The Pebbles Kitchen, a division of the Pebbles Project, which works to improve the lives of children in the Western Cape farming communities, reached a milestone this week of one million meals served in eight months of lockdown by their emergency feeding scheme.
What does it take to make 1 million meals? Just over 91 tons of vegetables, many tons of other ingredients and, most importantly, a dedicated, passionate small team that provided relief to thousands of families, and continues to do so.
The organisation quadrupled its daily meal provision since 1 April as unemployment rose and hunger intensified under lockdown, said Dominic Johnson-Allen, Consultant for the Pebbles Kitchen on Klein Joostenberg farm in Stellenbosch.

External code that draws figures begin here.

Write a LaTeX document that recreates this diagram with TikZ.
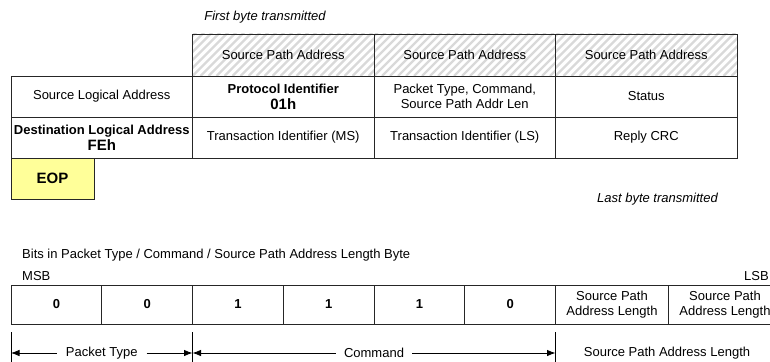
\documentclass[tikz,border=0pt]{standalone}
\usepackage{fontspec}
\setmainfont{Liberation Sans}
\usetikzlibrary{arrows.meta}
\definecolor{eopyellow}{RGB}{255,255,153}
\begin{document}
\begin{tikzpicture}[x=1pt,y=-1pt,
  every node/.style={font=\fontsize{13}{15}\selectfont, inner sep=0pt, align=center},
  cell/.style={draw=black!85, line width=0.8pt, minimum width=#1, minimum height=41pt},
  cell/.default=181.5pt,
  hatch/.style={minimum height=42pt, path picture={\foreach \i in {-48,-40,...,184}{\draw[black!15,line width=2.2pt] ([xshift=\i pt]path picture bounding box.south west) -- ++(50pt,50pt);}}},
  big/.style={font=\fontsize{15}{17}\selectfont\bfseries},
  note/.style={font=\fontsize{13}{15}\selectfont\itshape},
  arr/.style={draw=black, line width=0.8pt, -{Latex[length=8.5pt,width=6.5pt]}},
  tick/.style={draw=black, line width=0.8pt}
]
\clip (0,0) rectangle (770,361);
% top table
\node[note] (first) at (265,17) {First byte transmitted};
\node[cell, hatch] (h1) at (283.25,55) {Source Path Address};
\node[cell, hatch] (h2) at (464.75,55) {Source Path Address};
\node[cell, hatch] (h3) at (646.25,55) {Source Path Address};
\node[cell] (r1c1) at (101.75,96.5) {Source Logical Address};
\node[cell] (r1c2) at (283.25,96.5) {\textbf{Protocol Identifier}\\[1pt]{\fontsize{15}{17}\selectfont\bfseries 01h}};
\node[cell] (r1c3) at (464.75,96.5) {Packet Type, Command,\\Source Path Addr Len};
\node[cell] (r1c4) at (646.25,96.5) {Status};
\node[cell] (r2c1) at (101.75,137.5) {\textbf{Destination Logical Address}\\[1pt]{\fontsize{15}{17}\selectfont\bfseries FEh}};
\node[cell] (r2c2) at (283.25,137.5) {Transaction Identifier (MS)};
\node[cell] (r2c3) at (464.75,137.5) {Transaction Identifier (LS)};
\node[cell] (r2c4) at (646.25,137.5) {Reply CRC};
\node[cell=83pt, fill=eopyellow, big] (eop) at (52.5,178.5) {EOP};
\node[note, anchor=east] (last) at (718,199) {Last byte transmitted};
% bits
\node[anchor=west] (bits) at (22,255) {Bits in Packet Type / Command / Source Path Address Length Byte};
\node[anchor=west] (msb) at (22,276) {MSB};
\node[anchor=east] (lsb) at (769,276) {LSB};
\foreach \n/\x/\v in {b0/56.375/0, b1/147.125/0, b2/237.875/1, b3/328.625/1, b4/419.375/1, b5/510.125/0}{
  \node[cell=90.75pt, minimum height=39pt, font=\fontsize{13}{15}\selectfont\bfseries] (\n) at (\x,304.5) {\v};
}
\node[cell=113pt, minimum height=39pt] (b6) at (612,304.5) {Source Path\\Address Length};
\node[cell=113pt, minimum height=39pt] (b7) at (725,304.5) {Source Path\\Address Length};
% field arrows
\coordinate (t1top) at (11,332);
\coordinate (t1) at (11,353);
\coordinate (t1bot) at (11,362);
\coordinate (t2top) at (192.5,332);
\coordinate (t2) at (192.5,353);
\coordinate (t2bot) at (192.5,362);
\coordinate (t3top) at (555.5,332);
\coordinate (t3) at (555.5,353);
\coordinate (t3bot) at (555.5,362);
\draw[tick] (t1top) -- (t1bot);
\draw[tick] (t2top) -- (t2bot);
\draw[tick] (t3top) -- (t3bot);
\node[inner xsep=9pt] (ptype) at (101.75,353) {Packet Type};
\node[inner xsep=8pt] (cmd) at (374,353) {Command};
\node (spal) at (667,353) {Source Path Address Length};
\draw[arr] (ptype.west) -- (t1);
\draw[arr] (ptype.east) -- (t2);
\draw[arr] (cmd.west) -- (t2);
\draw[arr] (cmd.east) -- (t3);
\end{tikzpicture}
\end{document}
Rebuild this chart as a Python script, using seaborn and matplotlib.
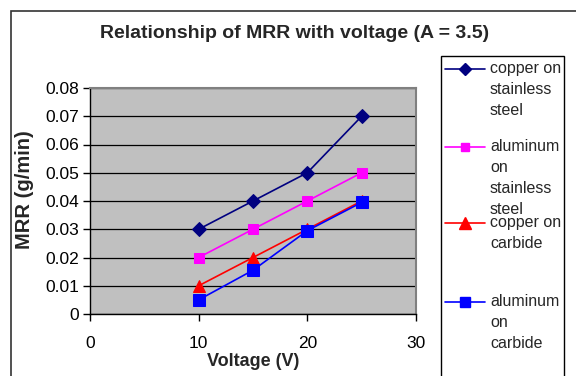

“Before lockdown, we were already providing 1300 meals daily for disadvantaged children in education centres within agricultural communities of the Western Cape, but the need escalated exponentially due to the lockdown. We are located in the middle of a busy farming area, where many casual workers immediately lost their jobs and their weekly pay.”
“We simply could not ignore the plight of those in desperate need of food and therefore ramped up our scale and distribution points. In addition, we supported NGOs who have been struggling to provide food for the many with absolutely no income and no food, turning our kitchen into a meal provider for thousands.”
The Pebbles Project, established in 2004, provides support and intervention in the areas of education, health, nutrition, community services and social protection to around 1400 children in the areas of Stellenbosch, Somerset West, Wellington, Citrusdal and the Hemel-en-Aarde Valley in Hermanus, and since the agricultural industry was one of the hardest hit as a result of the lockdown, the team intensified their reach and support.